**What to work on:**
Leave out the pictures, then reproduce the rest of the material exactly.

**Supplied information:**
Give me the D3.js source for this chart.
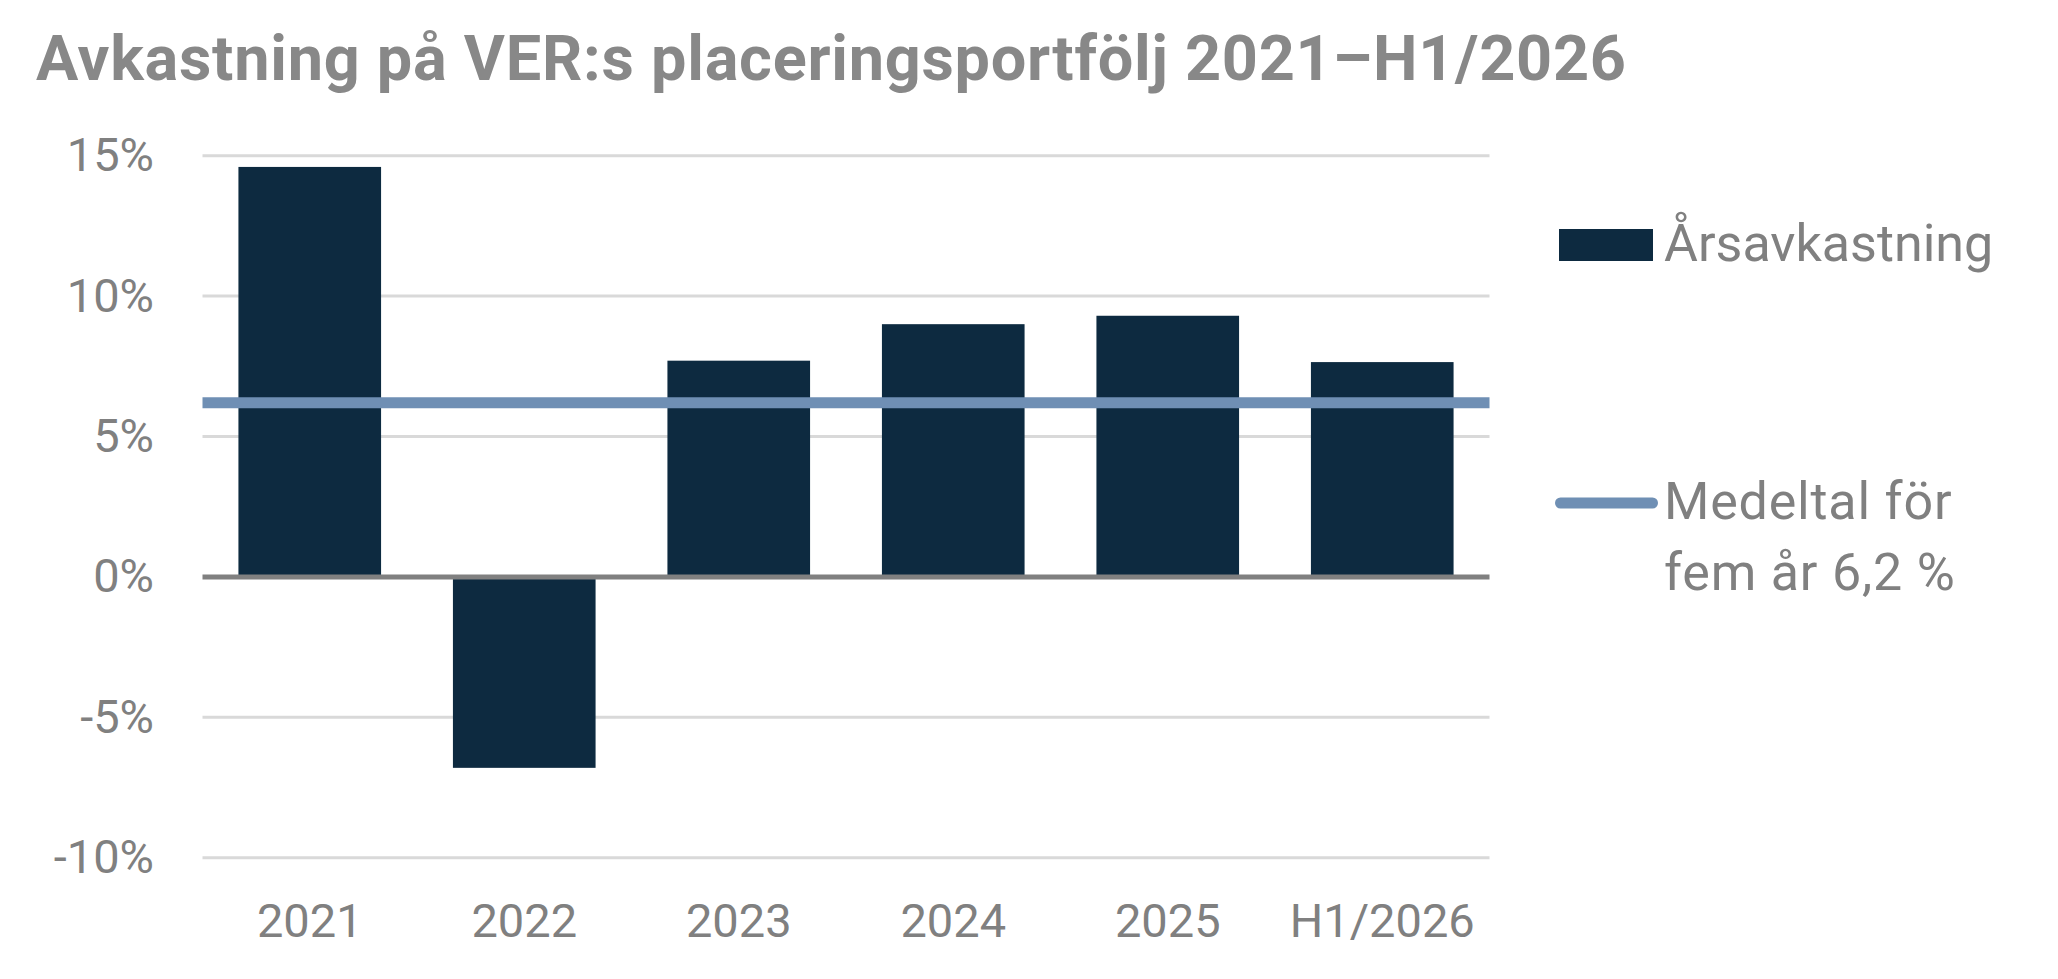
<!DOCTYPE html>
<html>
<head>
<meta charset="utf-8">
<script src="https://cdn.jsdelivr.net/npm/d3@7"></script>
<style>
  body { margin: 0; background: #fff; }
  text { font-family: Roboto, "Noto Sans", sans-serif; fill: #808080; }
</style>
</head>
<body>
<script>
// chart data
var categories = ["2021", "2022", "2023", "2024", "2025", "H1/2026"];
var returns = [14.6, -6.8, 7.7, 9.0, 9.3, 7.65];
var average = 6.2;
var yTicks = [-10, -5, 0, 5, 10, 15];
var title = "Avkastning på VER:s placeringsportfölj 2021\u2013H1/2026";
var legendBar = "Årsavkastning";
var legendLine = ["Medeltal för", "fem år 6,2 %"];

var svgWidth = 2058;
var svgHeight = 979;

var margin = { top: 155.7, left: 202.5, right: 568.5, bottom: 121.3 };

var svg = d3
  .select("body")
  .append("svg")
  .attr("width", svgWidth)
  .attr("height", svgHeight);

// title, stretched to the width it has in the original
var titleText = svg
  .append("text")
  .attr("x", 36)
  .attr("y", 80)
  .attr("font-size", 63)
  .attr("font-weight", 700)
  .style("fill", "#888888")
  .text(title);
var extra = (1590 - titleText.node().getComputedTextLength()) / (title.length - 1);
titleText.attr("letter-spacing", extra);

var xScale = d3
  .scaleBand()
  .domain(categories)
  .range([margin.left, svgWidth - margin.right])
  .paddingInner(0.335)
  .paddingOuter(0.1675);

var yScale = d3
  .scaleLinear()
  .domain([-10, 15])
  .range([svgHeight - margin.bottom, margin.top]);

// gridlines
svg
  .append("g")
  .selectAll("line")
  .data(yTicks.filter((d) => d != 0))
  .enter()
  .append("line")
  .attr("x1", margin.left)
  .attr("x2", svgWidth - margin.right)
  .attr("y1", (d) => yScale(d))
  .attr("y2", (d) => yScale(d))
  .attr("stroke", "#d9d9d9")
  .attr("stroke-width", 3);

// y axis labels
var leftAxis = d3
  .axisLeft(yScale)
  .tickValues(yTicks)
  .tickFormat((d) => d + "%")
  .tickSize(0)
  .tickPadding(48.5);

var yAxis = svg
  .append("g")
  .attr("transform", `translate(${margin.left}, 0)`)
  .call(leftAxis);
yAxis.select(".domain").remove();
yAxis
  .selectAll("text")
  .attr("font-size", 47)
  .style("font-family", "Roboto, sans-serif")
  .style("fill", "#808080");

// bars
svg
  .append("g")
  .selectAll("rect")
  .data(returns)
  .enter()
  .append("rect")
  .attr("x", (d, i) => xScale(categories[i]))
  .attr("width", xScale.bandwidth())
  .attr("y", (d) => yScale(Math.max(0, d)))
  .attr("height", (d) => Math.abs(yScale(d) - yScale(0)))
  .attr("fill", "#0d2a40");

// zero line
svg
  .append("line")
  .attr("x1", margin.left)
  .attr("x2", svgWidth - margin.right)
  .attr("y1", yScale(0))
  .attr("y2", yScale(0))
  .attr("stroke", "#808080")
  .attr("stroke-width", 5);

// average line
svg
  .append("line")
  .attr("x1", margin.left)
  .attr("x2", svgWidth - margin.right)
  .attr("y1", yScale(average))
  .attr("y2", yScale(average))
  .attr("stroke", "#6f8fb4")
  .attr("stroke-width", 11);

// x axis labels
var bottomAxis = d3.axisBottom(xScale).tickSize(0).tickPadding(0);
var xAxis = svg
  .append("g")
  .attr("transform", `translate(0, 937)`)
  .call(bottomAxis);
xAxis.select(".domain").remove();
xAxis
  .selectAll("text")
  .attr("dy", 0)
  .attr("font-size", 47)
  .style("font-family", "Roboto, sans-serif")
  .style("fill", "#808080");

// legend
var legend = svg.append("g");
legend
  .append("rect")
  .attr("x", 1559)
  .attr("y", 229)
  .attr("width", 94)
  .attr("height", 32)
  .attr("fill", "#0d2a40");
legend
  .append("text")
  .attr("x", 1664)
  .attr("y", 260.7)
  .attr("font-size", 52)
  .text(legendBar);
legend
  .append("line")
  .attr("x1", 1560.5)
  .attr("x2", 1652.5)
  .attr("y1", 503)
  .attr("y2", 503)
  .attr("stroke", "#6f8fb4")
  .attr("stroke-width", 11)
  .attr("stroke-linecap", "round");
legend
  .selectAll(".lineLabel")
  .data(legendLine)
  .enter()
  .append("text")
  .classed("lineLabel", true)
  .attr("x", 1664)
  .attr("y", (d, i) => 519.3 + i * 70.7)
  .attr("font-size", 52)
  .attr("letter-spacing", 0.8)
  .text((d) => d);
</script>
</body>
</html>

**Exercise output:**
Give me the D3.js source for this chart.
<!DOCTYPE html>
<html>
<head>
<meta charset="utf-8">
<script src="https://cdn.jsdelivr.net/npm/d3@7"></script>
<style>
  body { margin: 0; background: #fff; }
  text { font-family: Roboto, "Noto Sans", sans-serif; fill: #808080; }
</style>
</head>
<body>
<script>
// chart data
var categories = ["2021", "2022", "2023", "2024", "2025", "H1/2026"];
var returns = [14.6, -6.8, 7.7, 9.0, 9.3, 7.65];
var average = 6.2;
var yTicks = [-10, -5, 0, 5, 10, 15];
var title = "Avkastning på VER:s placeringsportfölj 2021\u2013H1/2026";
var legendBar = "Årsavkastning";
var legendLine = ["Medeltal för", "fem år 6,2 %"];

var svgWidth = 2058;
var svgHeight = 979;

var margin = { top: 155.7, left: 202.5, right: 568.5, bottom: 121.3 };

var svg = d3
  .select("body")
  .append("svg")
  .attr("width", svgWidth)
  .attr("height", svgHeight);

// title, stretched to the width it has in the original
var titleText = svg
  .append("text")
  .attr("x", 36)
  .attr("y", 80)
  .attr("font-size", 63)
  .attr("font-weight", 700)
  .style("fill", "#888888")
  .text(title);
var extra = (1590 - titleText.node().getComputedTextLength()) / (title.length - 1);
titleText.attr("letter-spacing", extra);

var xScale = d3
  .scaleBand()
  .domain(categories)
  .range([margin.left, svgWidth - margin.right])
  .paddingInner(0.335)
  .paddingOuter(0.1675);

var yScale = d3
  .scaleLinear()
  .domain([-10, 15])
  .range([svgHeight - margin.bottom, margin.top]);

// gridlines
svg
  .append("g")
  .selectAll("line")
  .data(yTicks.filter((d) => d != 0))
  .enter()
  .append("line")
  .attr("x1", margin.left)
  .attr("x2", svgWidth - margin.right)
  .attr("y1", (d) => yScale(d))
  .attr("y2", (d) => yScale(d))
  .attr("stroke", "#d9d9d9")
  .attr("stroke-width", 3);

// y axis labels
var leftAxis = d3
  .axisLeft(yScale)
  .tickValues(yTicks)
  .tickFormat((d) => d + "%")
  .tickSize(0)
  .tickPadding(48.5);

var yAxis = svg
  .append("g")
  .attr("transform", `translate(${margin.left}, 0)`)
  .call(leftAxis);
yAxis.select(".domain").remove();
yAxis
  .selectAll("text")
  .attr("font-size", 47)
  .style("font-family", "Roboto, sans-serif")
  .style("fill", "#808080");

// bars
svg
  .append("g")
  .selectAll("rect")
  .data(returns)
  .enter()
  .append("rect")
  .attr("x", (d, i) => xScale(categories[i]))
  .attr("width", xScale.bandwidth())
  .attr("y", (d) => yScale(Math.max(0, d)))
  .attr("height", (d) => Math.abs(yScale(d) - yScale(0)))
  .attr("fill", "#0d2a40");

// zero line
svg
  .append("line")
  .attr("x1", margin.left)
  .attr("x2", svgWidth - margin.right)
  .attr("y1", yScale(0))
  .attr("y2", yScale(0))
  .attr("stroke", "#808080")
  .attr("stroke-width", 5);

// average line
svg
  .append("line")
  .attr("x1", margin.left)
  .attr("x2", svgWidth - margin.right)
  .attr("y1", yScale(average))
  .attr("y2", yScale(average))
  .attr("stroke", "#6f8fb4")
  .attr("stroke-width", 11);

// x axis labels
var bottomAxis = d3.axisBottom(xScale).tickSize(0).tickPadding(0);
var xAxis = svg
  .append("g")
  .attr("transform", `translate(0, 937)`)
  .call(bottomAxis);
xAxis.select(".domain").remove();
xAxis
  .selectAll("text")
  .attr("dy", 0)
  .attr("font-size", 47)
  .style("font-family", "Roboto, sans-serif")
  .style("fill", "#808080");

// legend
var legend = svg.append("g");
legend
  .append("rect")
  .attr("x", 1559)
  .attr("y", 229)
  .attr("width", 94)
  .attr("height", 32)
  .attr("fill", "#0d2a40");
legend
  .append("text")
  .attr("x", 1664)
  .attr("y", 260.7)
  .attr("font-size", 52)
  .text(legendBar);
legend
  .append("line")
  .attr("x1", 1560.5)
  .attr("x2", 1652.5)
  .attr("y1", 503)
  .attr("y2", 503)
  .attr("stroke", "#6f8fb4")
  .attr("stroke-width", 11)
  .attr("stroke-linecap", "round");
legend
  .selectAll(".lineLabel")
  .data(legendLine)
  .enter()
  .append("text")
  .classed("lineLabel", true)
  .attr("x", 1664)
  .attr("y", (d, i) => 519.3 + i * 70.7)
  .attr("font-size", 52)
  .attr("letter-spacing", 0.8)
  .text((d) => d);
</script>
</body>
</html>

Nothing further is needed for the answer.